Mexico Rail Freight Could Be Panama Canal Alternative

February 20, 2024

 

Mexico Rail Freight Could Be Panama Canal Alternative

As delays continue to impact the Panama Canal, there is a growing belief that rail freight could provide a more reliable solution in the future.

Issues at the canal, which relies on water from artificial lakes to operate its locks, have been driven by a year-long drought in Panama. The ever-decreasing water level in the lakes has led to more and more restrictions on the number of vessels that are able to pass through the waterway.

Last month, Danish giant Maersk confirmed that services which had previously passed through the canal would be served by rail freighting containers across Panama.
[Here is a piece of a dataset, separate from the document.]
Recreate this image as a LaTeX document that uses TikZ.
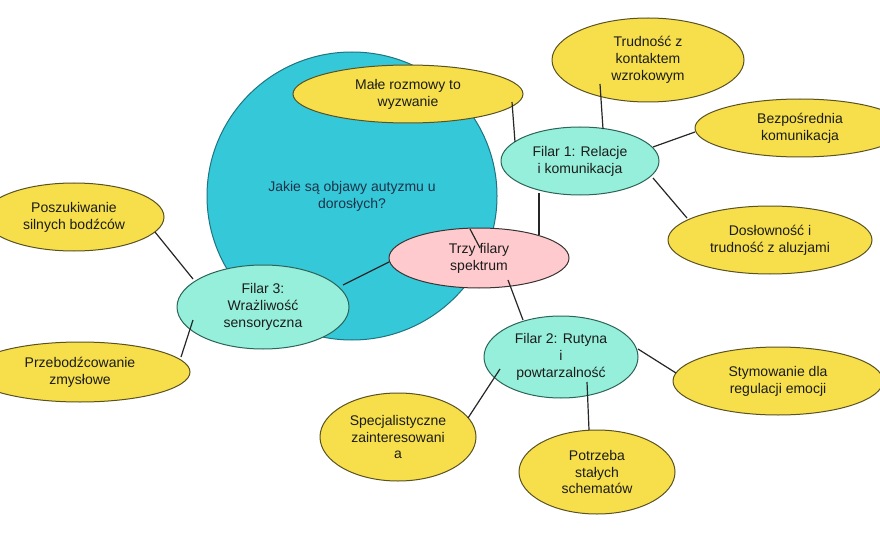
\documentclass[tikz,border=0pt]{standalone}
\usepackage{fontspec}
\setmainfont{Liberation Sans}
\usetikzlibrary{shapes.geometric,calc}
\definecolor{cyanc}{HTML}{35C8D8}
\definecolor{cyanb}{HTML}{1E7480}
\definecolor{yel}{HTML}{F6DF4A}
\definecolor{yelb}{HTML}{5A5222}
\definecolor{mint}{HTML}{95EFDA}
\definecolor{mintb}{HTML}{2C6458}
\definecolor{pinkc}{HTML}{FECACD}
\definecolor{pinkb}{HTML}{3A3333}
\definecolor{txt}{HTML}{1C1C1C}
\definecolor{qtxt}{HTML}{1D3348}
\definecolor{lin}{HTML}{262626}
\tikzset{
  bubble/.style={ellipse, inner sep=0pt, align=center, text=txt,
    font=\fontsize{14}{16.8}\selectfont, line width=1pt},
  yelnode/.style={bubble, fill=yel, draw=yelb},
  mintnode/.style={bubble, fill=mint, draw=mintb},
  pinknode/.style={bubble, fill=pinkc, draw=pinkb},
  bignode/.style={bubble, fill=cyanc, draw=cyanb, text=qtxt},
  conn/.style={draw=lin, line width=1.2pt}
}
\begin{document}
\begin{tikzpicture}[x=1pt,y=-1pt]
\useasboundingbox (0,0) rectangle (880,540);
\fill[white] (0,0) rectangle (880,540);
\clip (0,0) rectangle (880,540);
\node[bignode, minimum width=290pt, minimum height=288pt] (circ) at (352,196) {Jakie są objawy autyzmu u\\dorosłych?};
\node[yelnode, minimum width=230pt, minimum height=58pt] (male) at (408,94) {Małe rozmowy to\\wyzwanie};
\node[pinknode, minimum width=180pt, minimum height=60pt] (trzy) at (479,258) {Trzy filary\\spektrum};
\node[mintnode, minimum width=158pt, minimum height=68pt] (f1) at (580,161) {Filar 1: Relacje\\i komunikacja};
\node[yelnode, minimum width=192pt, minimum height=84pt] (trud) at (648,60) {Trudność z\\kontaktem\\wzrokowym};
\node[yelnode, minimum width=210pt, minimum height=58pt] (bezp) at (800,128) {Bezpośrednia\\komunikacja};
\node[yelnode, minimum width=204pt, minimum height=68pt] (dosl) at (770,240) {Dosłowność i\\trudność z aluzjami};
\node[mintnode, minimum width=172pt, minimum height=84pt] (f3) at (263,307) {Filar 3:\\Wrażliwość\\sensoryczna};
\node[yelnode, minimum width=180pt, minimum height=68pt] (posz) at (74,217) {Poszukiwanie\\silnych bodźców};
\node[yelnode, minimum width=220pt, minimum height=60pt] (przb) at (80,372) {Przebodźcowanie\\zmysłowe};
\node[mintnode, minimum width=154pt, minimum height=82pt] (f2) at (561,357) {Filar 2: Rutyna\\i\\powtarzalność};
\node[yelnode, minimum width=210pt, minimum height=68pt] (stym) at (778,381) {Stymowanie dla\\regulacji emocji};
\node[yelnode, minimum width=156pt, minimum height=84pt] (potr) at (597,472) {Potrzeba\\stałych\\schematów};
\node[yelnode, minimum width=156pt, minimum height=88pt] (spec) at (398,437) {Specjalistyczne\\zainteresowani\\a};
% connectors
\draw[conn] ($(male.center)+(104,8)$) -- ($(f1.center)+(-65,-19)$);
\draw[conn] ($(trud.center)+(-48,24)$) -- ($(f1.center)+(23,-32)$);
\draw[conn] ($(f1.center)+(73,-14)$) -- ($(bezp.center)+(-105,4)$);
\draw[conn] ($(f1.center)+(73,17)$) -- ($(dosl.center)+(-83,-22)$);
\draw[conn] ($(trzy.center)+(60,-23)$) -- ($(f1.center)+(-41,32)$);
\draw[conn] ($(circ.center)+(118,33)$) -- ($(trzy.center)+(1,-10)$);
\draw[conn] ($(trzy.center)+(-90,4)$) -- ($(f3.center)+(80,-22)$);
\draw[conn] ($(trzy.center)+(29,22)$) -- ($(f2.center)+(-38,-37)$);
\draw[conn] ($(f3.center)+(-70,-28)$) -- ($(posz.center)+(81,15)$);
\draw[conn] ($(f3.center)+(-70,13)$) -- ($(przb.center)+(101,-15)$);
\draw[conn] ($(f2.center)+(77,-8)$) -- ($(stym.center)+(-102,-8)$);
\draw[conn] ($(f2.center)+(26,25)$) -- ($(potr.center)+(-8,-42)$);
\draw[conn] ($(f2.center)+(-61,12)$) -- ($(spec.center)+(70,-19)$);
\end{tikzpicture}
\end{document}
This may have been the catalyst for further consideration of the transport mode as a gateway between the Pacific and Atlantic oceans.
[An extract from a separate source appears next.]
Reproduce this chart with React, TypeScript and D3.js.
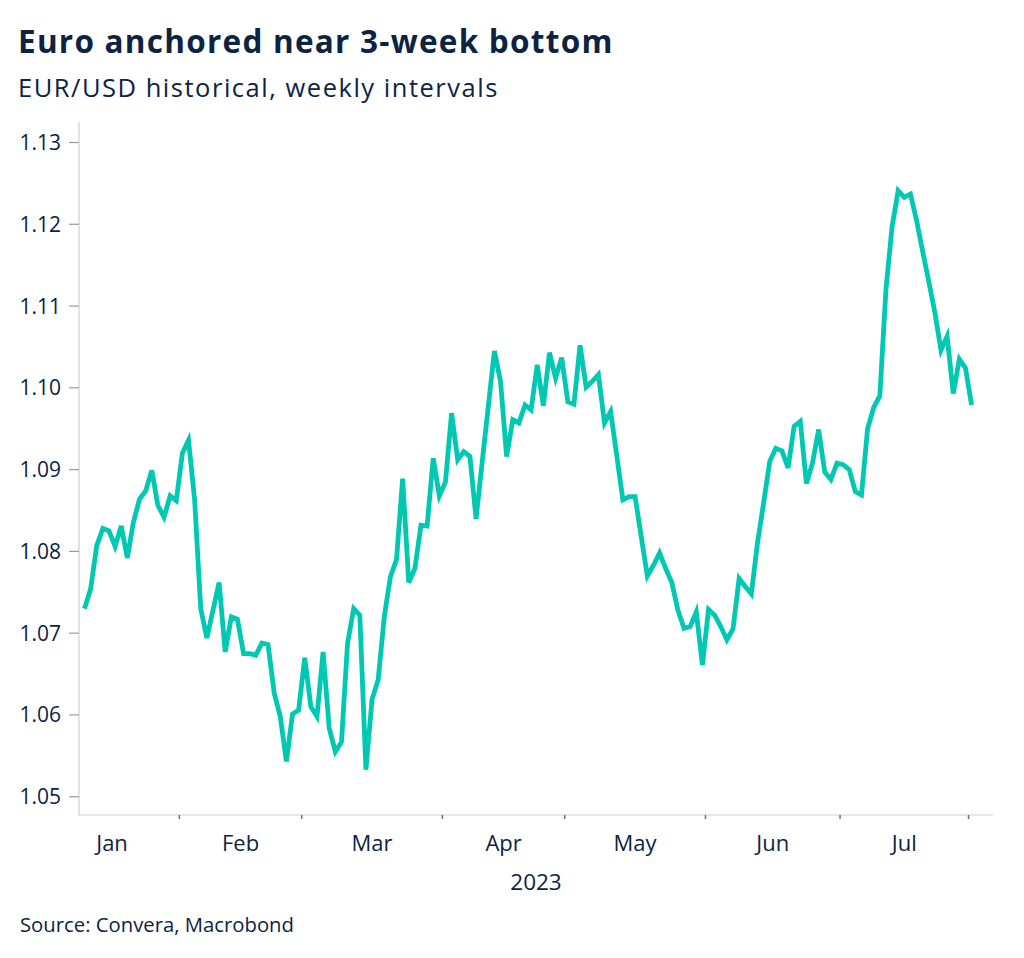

A Mexican plan to connect its Pacific coast with the Gulf of Mexico is gaining interest in the country, as trade officials are now beating the drum about the Tehuantepec Interoceanic Corridor project, which has been languishing on the shelf due to other priorities.
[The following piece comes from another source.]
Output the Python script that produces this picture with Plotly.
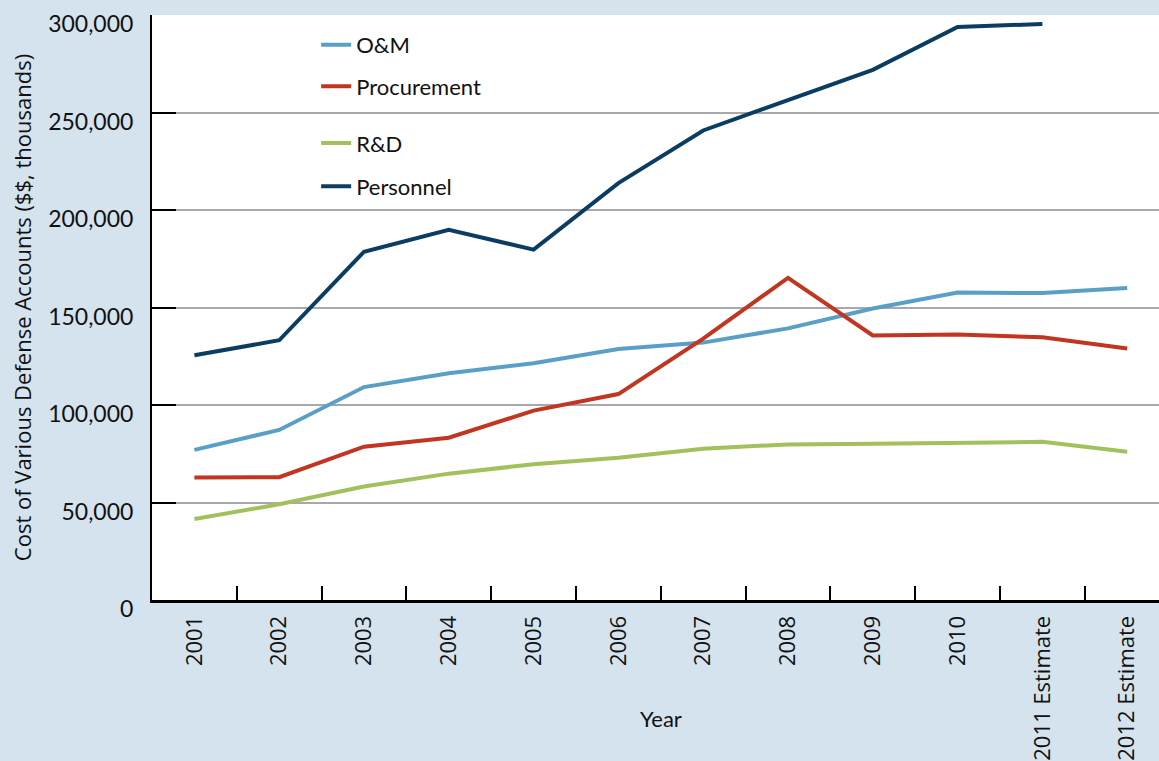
import plotly.graph_objects as go

years = ["2001", "2002", "2003", "2004", "2005", "2006", "2007", "2008",
         "2009", "2010", "2011 Estimate", "2012 Estimate"]

om = [77000, 87200, 109200, 116300, 121400, 128700, 132000, 139300,
      149500, 157700, 157400, 160000]
procurement = [62800, 63000, 78600, 83200, 97100, 105600, 134000, 165200,
               135700, 136200, 134700, 129000]
rnd = [41500, 49100, 58200, 64800, 69600, 73000, 77600, 79800,
       80100, 80400, 81100, 76000]
personnel = [125500, 133200, 178600, 189800, 179700, 213800, 240800, 256600,
             271900, 293900, 295400, None]

y_ticks = [0, 50000, 100000, 150000, 200000, 250000, 300000]

series = [
    ("O&M", om, "#5a9fc5", "legend"),
    ("Procurement", procurement, "#c23520", "legend2"),
    ("R&D", rnd, "#a1c15c", "legend3"),
    ("Personnel", personnel, "#0b3c62", "legend4"),
]

fig = go.Figure()
for name, vals, color, leg in series:
    fig.add_trace(go.Scatter(x=years, y=vals, name=name, mode="lines",
                             line=dict(color=color, width=4),
                             legend=leg, connectgaps=False))

bg = "#d5e3ee"
txt = "#111"
leg_font = dict(family="Lato, sans-serif", size=22, color=txt)
leg_x = 0.163
# four separate legends so the gap between the two pairs can be wider
legend_rows = {"legend": 0.949, "legend2": 0.878, "legend3": 0.781, "legend4": 0.707}
legends = {}
for key, yy in legend_rows.items():
    legends[key] = dict(x=leg_x, y=yy, xanchor="left", yanchor="middle",
                        bgcolor="rgba(0,0,0,0)", font=leg_font)

fig.update_layout(
    width=1159, height=761,
    paper_bgcolor=bg, plot_bgcolor="white",
    margin=dict(l=152, r=0, t=15, b=158),
    showlegend=True,
    **legends,
    xaxis=dict(
        type="category", range=[-0.5, 11.375],
        tickson="boundaries", ticks="inside", ticklen=14, tickwidth=2,
        tickcolor="black", showline=True, linecolor="black", linewidth=3,
        showgrid=False, tickangle=-90,
        tickfont=dict(family="Open Sans, sans-serif", size=22, color=txt),
        ticklabelstandoff=4,
    ),
    yaxis=dict(
        range=[0, 300000], tickvals=y_ticks, tickformat=",",
        ticks="inside", ticklen=24, tickwidth=2, tickcolor="black",
        showline=True, linecolor="black", linewidth=2,
        showgrid=True, gridcolor="#a9a9ad", gridwidth=2, zeroline=False,
        tickfont=dict(family="Lato, sans-serif", size=23, color=txt),
        ticklabelshift=9, ticklabelstandoff=12,
        title=dict(text="Cost of Various Defense Accounts ($$, thousands)",
                   standoff=10,
                   font=dict(family="Open Sans, sans-serif", size=22, color=txt)),
    ),
    annotations=[dict(text="Year", xref="paper", yref="paper",
                      x=0.5055, y=-0.2024, xanchor="center", yanchor="middle",
                      showarrow=False,
                      font=dict(family="Lato, sans-serif", size=22, color=txt))],
)

fig.write_html("out.html", config={"displayModeBar": False},
               post_script="document.body.style.margin='0';")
The 300 km rail project will fully connect the ports of Coatzacoalcos and Salina Cruz, which is the shortest connection between the Pacific and Gulf coast. The new rail corridor should be capable of handling around 1.4m TEU per year by 2033. This may not compete with the annual 7-8 million TEU that ordinarily moves through Panama, but will certainly assist with the impact that climate has had on the canal.

Mexico’s president – Andrés Manuel López Obrador – is understood to be a big believer in rail infrastructure, which could mean that the project gains momentum in the near future.